All but the last group is focused on the harm done by the church. Is so much of the problem really attributable to the clergy? ‘Yes,’ he replies. ‘For decades the leaders of the Catholic Church and the Church of England have promised to respond appropriately to reports of child sexual abuse. And yet both churches have repeatedly covered up instances of child abuse and allowed clergy to remain in post, even when they have been convicted of the offence. Further abuse often takes place.
‘The Catholic Church in particular has routinely kept allegations from the police. Priests are simply moved to a different parish or diocese, and never face justice and the lengthy prison sentences that they deserve.’

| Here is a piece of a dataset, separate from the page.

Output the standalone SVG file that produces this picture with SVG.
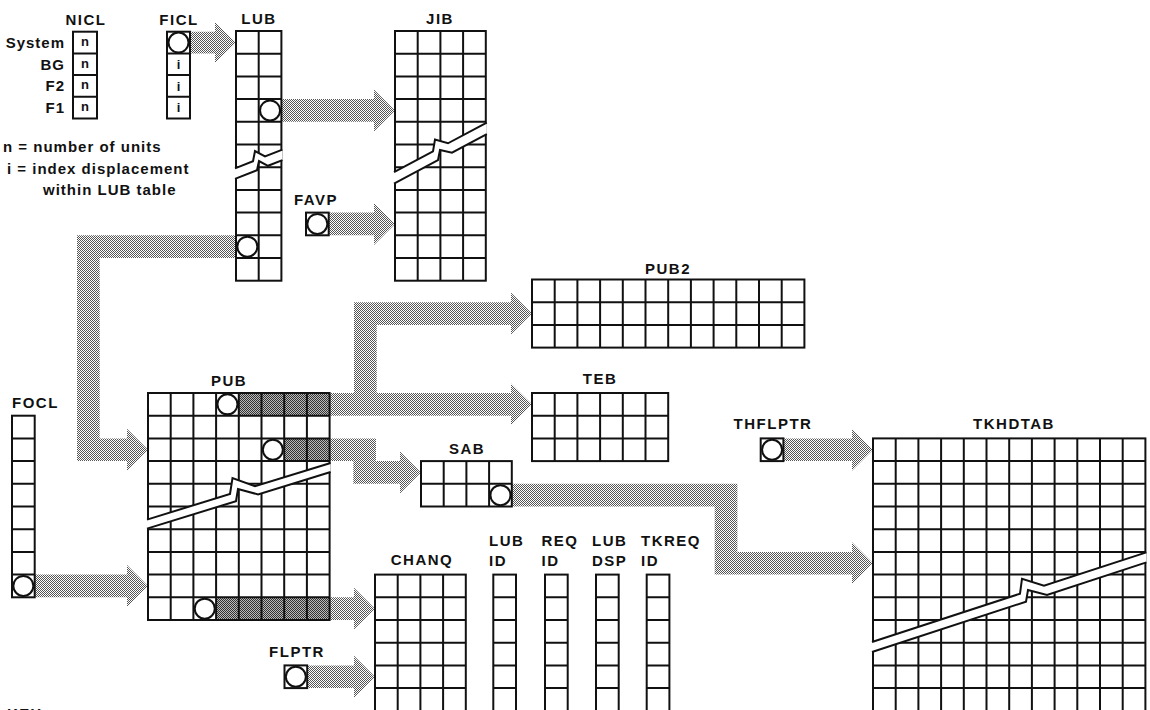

Salvation may be at hand. Survivors Voice Europe reports that in January this year, Pope Francis promised that ‘severe’ new procedures will be used against priests who commit crimes against children. The church, the pope added, is also to ‘embrace’ the hundreds of thousands of victims of sexual abuse by Catholic clergy and make amends for the suffering caused by them.
Is that an effort that has substance to it? ‘It’s too early to tell,’ Greenwood replies. ‘I’ve had a good education and am in a position to help people. It’s a privilege and, if given the tools, you should use them well. I’ve no plans to stop just yet.’